__REQUIRED WORK__:
Review the lines that follow and copy each one that contains the word "drawn".

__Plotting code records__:
──────────

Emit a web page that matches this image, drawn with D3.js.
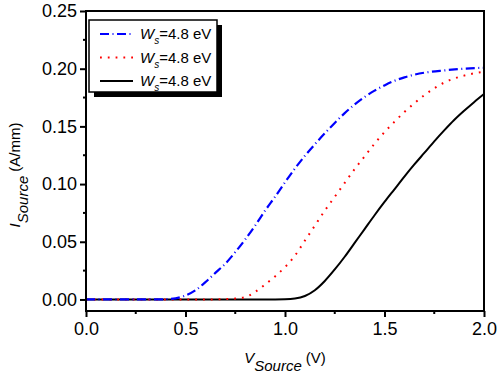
<!DOCTYPE html>
<html lang="en">
<head>
<meta charset="UTF-8">
<title>I-V source</title>
<script src="https://d3js.org/d3.v7.min.js"></script>
<style>
  body { margin: 0; background: #fff; }
  svg text { font-family: Arial, "Liberation Sans", sans-serif; fill: #000; }
  .tick-label { font-size: 18px; }
</style>
</head>
<body>
<svg id="chart" width="499" height="377"></svg>
<script>
// values
var blueV = [0, 0.2, 0.35, 0.42, 0.45, 0.5, 0.55, 0.6, 0.65, 0.7, 0.75, 0.8, 0.85, 0.9, 0.95, 1.0, 1.05, 1.1, 1.15, 1.2, 1.25, 1.3, 1.35, 1.4, 1.45, 1.5, 1.55, 1.6, 1.65, 1.7, 1.8, 1.9, 2.0];
var blueI = [0, 0, 0, 0.0004, 0.001, 0.0035, 0.008, 0.015, 0.023, 0.031, 0.041, 0.052, 0.064, 0.077, 0.089, 0.1015, 0.1135, 0.1245, 0.1345, 0.144, 0.153, 0.1615, 0.169, 0.1755, 0.181, 0.1855, 0.1895, 0.1925, 0.1948, 0.1965, 0.1985, 0.2, 0.2008];

var redV = [0, 0.3, 0.6, 0.7, 0.75, 0.8, 0.85, 0.9, 0.95, 1.0, 1.05, 1.1, 1.15, 1.2, 1.25, 1.3, 1.35, 1.4, 1.45, 1.5, 1.55, 1.6, 1.65, 1.7, 1.75, 1.8, 1.85, 1.9, 1.95, 2.0];
var redI = [0, 0, 0, 0.0003, 0.0008, 0.002, 0.0065, 0.013, 0.020, 0.028, 0.038, 0.051, 0.064, 0.077, 0.089, 0.101, 0.113, 0.124, 0.135, 0.145, 0.154, 0.1625, 0.170, 0.177, 0.183, 0.188, 0.1915, 0.194, 0.196, 0.1973];

var blackV = [0, 0.5, 0.9, 1.0, 1.05, 1.1, 1.15, 1.2, 1.25, 1.3, 1.35, 1.4, 1.45, 1.5, 1.55, 1.6, 1.65, 1.7, 1.75, 1.8, 1.85, 1.9, 1.95, 2.0];
var blackI = [0, 0, 0, 0.0002, 0.0008, 0.003, 0.008, 0.016, 0.026, 0.037, 0.049, 0.061, 0.073, 0.0845, 0.0955, 0.1065, 0.117, 0.127, 0.137, 0.1465, 0.1555, 0.1635, 0.171, 0.178];

var xTicks = [0, 0.5, 1.0, 1.5, 2.0];
var yTicks = [0, 0.05, 0.10, 0.15, 0.20, 0.25];
var legendLabels = ["4.8 eV", "4.8 eV", "4.8 eV"];

var svg = d3.select("#chart");
var margin = { left: 86, right: 15, top: 11, bottom: 66 };
var width = 499, height = 377;

var x = d3.scaleLinear().domain([0, 2]).range([margin.left, width - margin.right]);
var y = d3.scaleLinear().domain([-0.01, 0.25]).range([height - margin.bottom, margin.top]);

var line = d3.line()
    .x(d => x(d[0]))
    .y(d => y(d[1]))
    .curve(d3.curveMonotoneX);

var series = [
  { v: blueV, i: blueI, color: "#0000ff", dash: "9,3.5,1,3.5", w: 2.2 },
  { v: redV, i: redI, color: "#ff0000", dash: "1.8,6", w: 2 },
  { v: blackV, i: blackI, color: "#000000", dash: null, w: 2 }
];

// curves, drawn black first so blue/red dashes sit on top of the zero line
series.slice().reverse().forEach(function(s) {
  var pts = s.v.map((v, k) => [v, s.i[k]]);
  svg.append("path")
    .datum(pts)
    .attr("d", line)
    .attr("fill", "none")
    .attr("stroke", s.color)
    .attr("stroke-width", s.w)
    .attr("stroke-dasharray", s.dash);
});

// frame
svg.append("rect")
  .attr("x", x(0)).attr("y", y(0.25))
  .attr("width", x(2) - x(0)).attr("height", y(-0.01) - y(0.25))
  .attr("fill", "none").attr("stroke", "#000").attr("stroke-width", 2);

// axes
var xAxis = d3.axisBottom(x).tickValues(xTicks).tickFormat(d3.format(".1f")).tickSize(6).tickSizeOuter(0);
var gx = svg.append("g").attr("transform", `translate(0,${y(-0.01)})`).call(xAxis);
var yAxis = d3.axisLeft(y).tickValues(yTicks).tickFormat(d3.format(".2f")).tickSize(6).tickSizeOuter(0);
var gy = svg.append("g").attr("transform", `translate(${x(0)},0)`).call(yAxis);

[gx, gy].forEach(function(g) {
  g.select(".domain").remove();
  g.selectAll("line").attr("stroke", "#000").attr("stroke-width", 2);
  g.selectAll("text").attr("class", "tick-label").attr("font-family", null).attr("font-size", null);
});
gx.selectAll("text").attr("dy", "0.71em").attr("y", 11);
gy.selectAll("text").attr("x", -9);

// minor ticks
var xMinor = [0.25, 0.75, 1.25, 1.75];
var yMinor = [0.025, 0.075, 0.125, 0.175, 0.225];
svg.selectAll(".xminor").data(xMinor).enter().append("line")
  .attr("x1", d => x(d)).attr("x2", d => x(d))
  .attr("y1", y(-0.01)).attr("y2", y(-0.01) + 3)
  .attr("stroke", "#000").attr("stroke-width", 2);
svg.selectAll(".yminor").data(yMinor).enter().append("line")
  .attr("x1", x(0) - 3).attr("x2", x(0))
  .attr("y1", d => y(d)).attr("y2", d => y(d))
  .attr("stroke", "#000").attr("stroke-width", 2);

// x axis title
var xt = svg.append("text")
  .attr("x", (x(0) + x(2)) / 2).attr("y", 363)
  .attr("text-anchor", "middle").style("font-size", "15px");
xt.append("tspan").attr("font-style", "italic").text("V");
xt.append("tspan").attr("font-style", "italic").attr("dy", 8).text("Source");
xt.append("tspan").attr("dy", -8).attr("dx", 4).text("(V)");

// y axis title
var yt = svg.append("text")
  .attr("transform", `translate(20,${(y(0.25) + y(-0.01)) / 2 + 14}) rotate(-90)`)
  .attr("text-anchor", "middle").style("font-size", "15px");
yt.append("tspan").attr("font-style", "italic").text("I");
yt.append("tspan").attr("font-style", "italic").attr("dy", 8).text("Source");
yt.append("tspan").attr("dy", -8).attr("dx", 4).text("(A/mm)");

// legend
var lg = svg.append("g").attr("transform", "translate(89,20)");
lg.append("rect").attr("x", 5).attr("y", 5).attr("width", 128).attr("height", 72).attr("fill", "#000");
lg.append("rect").attr("x", 0).attr("y", 0).attr("width", 128).attr("height", 72)
  .attr("fill", "#fff").attr("stroke", "#000").attr("stroke-width", 1.5);

series.forEach(function(s, k) {
  var cy = 14 + k * 23.5;
  lg.append("line")
    .attr("x1", 11).attr("x2", 44).attr("y1", cy).attr("y2", cy)
    .attr("stroke", s.color).attr("stroke-width", s.w)
    .attr("stroke-dasharray", s.dash);
  var t = lg.append("text").attr("x", 51).attr("y", cy + 5).style("font-size", "15px");
  t.append("tspan").attr("font-style", "italic").text("W");
  t.append("tspan").attr("font-style", "italic").attr("dy", 5).style("font-size", "10px").text("s");
  t.append("tspan").attr("dy", -5).text("=" + legendLabels[k]);
});
</script>
</body>
</html>
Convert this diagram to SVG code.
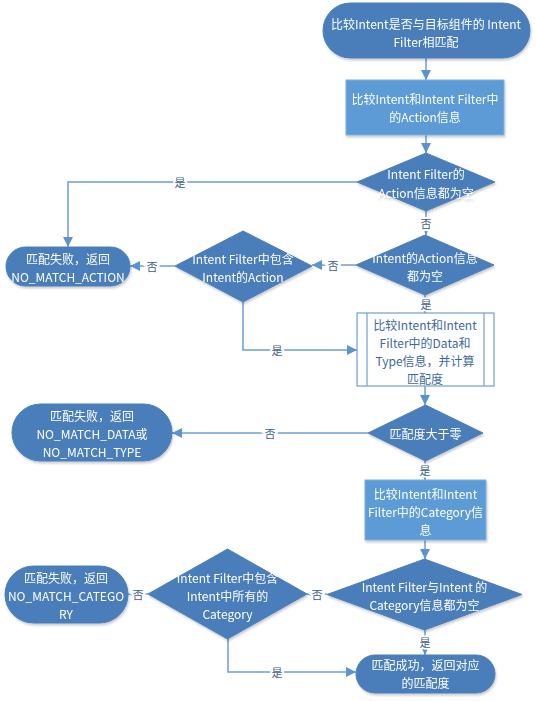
<svg xmlns="http://www.w3.org/2000/svg" width="536" height="701" viewBox="0 0 536 701">
<defs>
<style>
.term{fill:#4a7ebb;stroke:#4a7ebb;stroke-width:1}
.dia{fill:#4a7ebb;stroke:#4a7ebb;stroke-width:1}
.proc{fill:#5b9bd5;stroke:#7fb0de;stroke-width:1}
.pre{fill:#ffffff;stroke:#6f9fd0;stroke-width:1.2}
.t{font-family:"Noto Sans CJK SC","Noto Sans",sans-serif;font-size:12px;fill:#ffffff;text-anchor:middle;dominant-baseline:central}
.tb{font-family:"Noto Sans CJK SC","Noto Sans",sans-serif;font-size:12px;fill:#3d6a9e;text-anchor:middle;dominant-baseline:central}
.lbl{font-family:"Noto Sans CJK SC","Noto Sans",sans-serif;font-size:11px;fill:#3f5f86;text-anchor:middle;dominant-baseline:central;stroke:#ffffff;stroke-width:4;paint-order:stroke}
.c{fill:none;stroke:#6a9fd4;stroke-width:1.5;marker-end:url(#arr)}
</style>
<marker id="arr" markerUnits="userSpaceOnUse" markerWidth="10" markerHeight="10" refX="10" refY="5" orient="auto" viewBox="0 0 10 10">
<path d="M0,0 L10,5 L0,10 z" fill="#5b93cf"/>
</marker>
<filter id="sh" x="-10%" y="-10%" width="125%" height="130%">
<feDropShadow dx="1" dy="2" stdDeviation="1.2" flood-color="#000000" flood-opacity="0.2"/>
</filter>
</defs>

<g id="connectors">
<path class="c" d="M426,58 L426,80"/>
<path class="c" d="M426,135 L426,153"/>
<path class="c" d="M426,211 L426,235"/>
<path class="c" d="M425,295 L425,313"/>
<path class="c" d="M357,182 L68,182 L68,247"/>
<path class="c" d="M356,265 L312,265"/>
<path class="c" d="M175,266 L130,266"/>
<path class="c" d="M243,302 L243,350 L357,350"/>
<path class="c" d="M425,386 L425,405"/>
<path class="c" d="M368,433 L172,433"/>
<path class="c" d="M425,461 L425,480"/>
<path class="c" d="M425,540 L425,559"/>
<path class="c" d="M327,594 L307,594"/>
<path class="c" d="M148,594 L128,594"/>
<path class="c" d="M425,630 L425,655"/>
<path class="c" d="M228,639 L228,672 L356,672"/>
<text class="lbl" x="426" y="223">否</text>
<text class="lbl" x="426" y="304">是</text>
<text class="lbl" x="180" y="182">是</text>
<text class="lbl" x="333" y="265">否</text>
<text class="lbl" x="152" y="266">否</text>
<text class="lbl" x="277" y="350">是</text>
<text class="lbl" x="270" y="433">否</text>
<text class="lbl" x="425" y="470">是</text>
<text class="lbl" x="317" y="594">否</text>
<text class="lbl" x="138" y="594">否</text>
<text class="lbl" x="425" y="642">是</text>
<text class="lbl" x="277" y="672">是</text>
</g>

<g id="start" filter="url(#sh)">
<rect class="term" x="323" y="3" width="207" height="55" rx="27.5"/>
<text class="t" x="426" y="23">比较Intent是否与目标组件的 Intent</text>
<text class="t" x="426" y="41">Filter相匹配</text>
</g>

<g id="compare-action" filter="url(#sh)">
<rect class="proc" x="346" y="80" width="158" height="55"/>
<text class="t" x="425" y="98">比较Intent和Intent Filter中</text>
<text class="t" x="425" y="116">的Action信息</text>
</g>

<g id="filter-action-empty" filter="url(#sh)">
<polygon class="dia" points="426,153 495,182 426,211 357,182"/>
<text class="t" x="426" y="173">Intent Filter的</text>
<text class="t" x="426" y="192">Action信息都为空</text>
</g>

<g id="intent-action-empty" filter="url(#sh)">
<polygon class="dia" points="425,235 494,265 425,295 356,265"/>
<text class="t" x="425" y="257">Intent的Action信息</text>
<text class="t" x="425" y="275">都为空</text>
</g>

<g id="filter-has-action" filter="url(#sh)">
<polygon class="dia" points="243,231 312,266 243,302 175,266"/>
<text class="t" x="243" y="258">Intent Filter中包含</text>
<text class="t" x="243" y="276">Intent的Action</text>
</g>

<g id="fail-action" filter="url(#sh)">
<rect class="term" x="6" y="247" width="124" height="39" rx="19.5"/>
<text class="t" x="68" y="258">匹配失败，返回</text>
<text class="t" x="68" y="276">NO_MATCH_ACTION</text>
</g>

<g id="compare-data">
<rect class="pre" x="357" y="313" width="137" height="73"/>
<line class="pre" x1="367" y1="313" x2="367" y2="386"/>
<line class="pre" x1="484" y1="313" x2="484" y2="386"/>
<text class="tb" x="425" y="324">比较Intent和Intent</text>
<text class="tb" x="425" y="342">Filter中的Data和</text>
<text class="tb" x="425" y="360">Type信息，并计算</text>
<text class="tb" x="425" y="378">匹配度</text>
</g>

<g id="score-positive" filter="url(#sh)">
<polygon class="dia" points="425.5,405 483,433 425.5,461 368,433"/>
<text class="t" x="425.5" y="433">匹配度大于零</text>
</g>

<g id="fail-data" filter="url(#sh)">
<rect class="term" x="12" y="404" width="160" height="57" rx="28.5"/>
<text class="t" x="92" y="415">匹配失败，返回</text>
<text class="t" x="92" y="433">NO_MATCH_DATA或</text>
<text class="t" x="92" y="451">NO_MATCH_TYPE</text>
</g>

<g id="compare-category" filter="url(#sh)">
<rect class="proc" x="365" y="480" width="121" height="60"/>
<text class="t" x="425.5" y="493">比较Intent和Intent</text>
<text class="t" x="425.5" y="511">Filter中的Category信</text>
<text class="t" x="425.5" y="529">息</text>
</g>

<g id="category-empty" filter="url(#sh)">
<polygon class="dia" points="424.5,559 522,594.5 424.5,630 327,594.5"/>
<text class="t" x="424.5" y="586">Intent Filter与Intent 的</text>
<text class="t" x="424.5" y="604">Category信息都为空</text>
</g>

<g id="filter-has-category" filter="url(#sh)">
<polygon class="dia" points="227.5,549 307,594 227.5,639 148,594"/>
<text class="t" x="227.5" y="577">Intent Filter中包含</text>
<text class="t" x="227.5" y="595">Intent中所有的</text>
<text class="t" x="227.5" y="613">Category</text>
</g>

<g id="fail-category" filter="url(#sh)">
<rect class="term" x="5" y="566" width="123" height="57" rx="28.5"/>
<text class="t" x="66" y="577">匹配失败，返回</text>
<text class="t" x="66" y="595">NO_MATCH_CATEGO</text>
<text class="t" x="66" y="613">RY</text>
</g>

<g id="success" filter="url(#sh)">
<rect class="term" x="356" y="655" width="139" height="38" rx="19"/>
<text class="t" x="425.5" y="664">匹配成功，返回对应</text>
<text class="t" x="425.5" y="682">的匹配度</text>
</g>
</svg>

──────────

__WORKED SOLUTION__:
Emit a web page that matches this image, drawn with D3.js.
// curves, drawn black first so blue/red dashes sit on top of the zero line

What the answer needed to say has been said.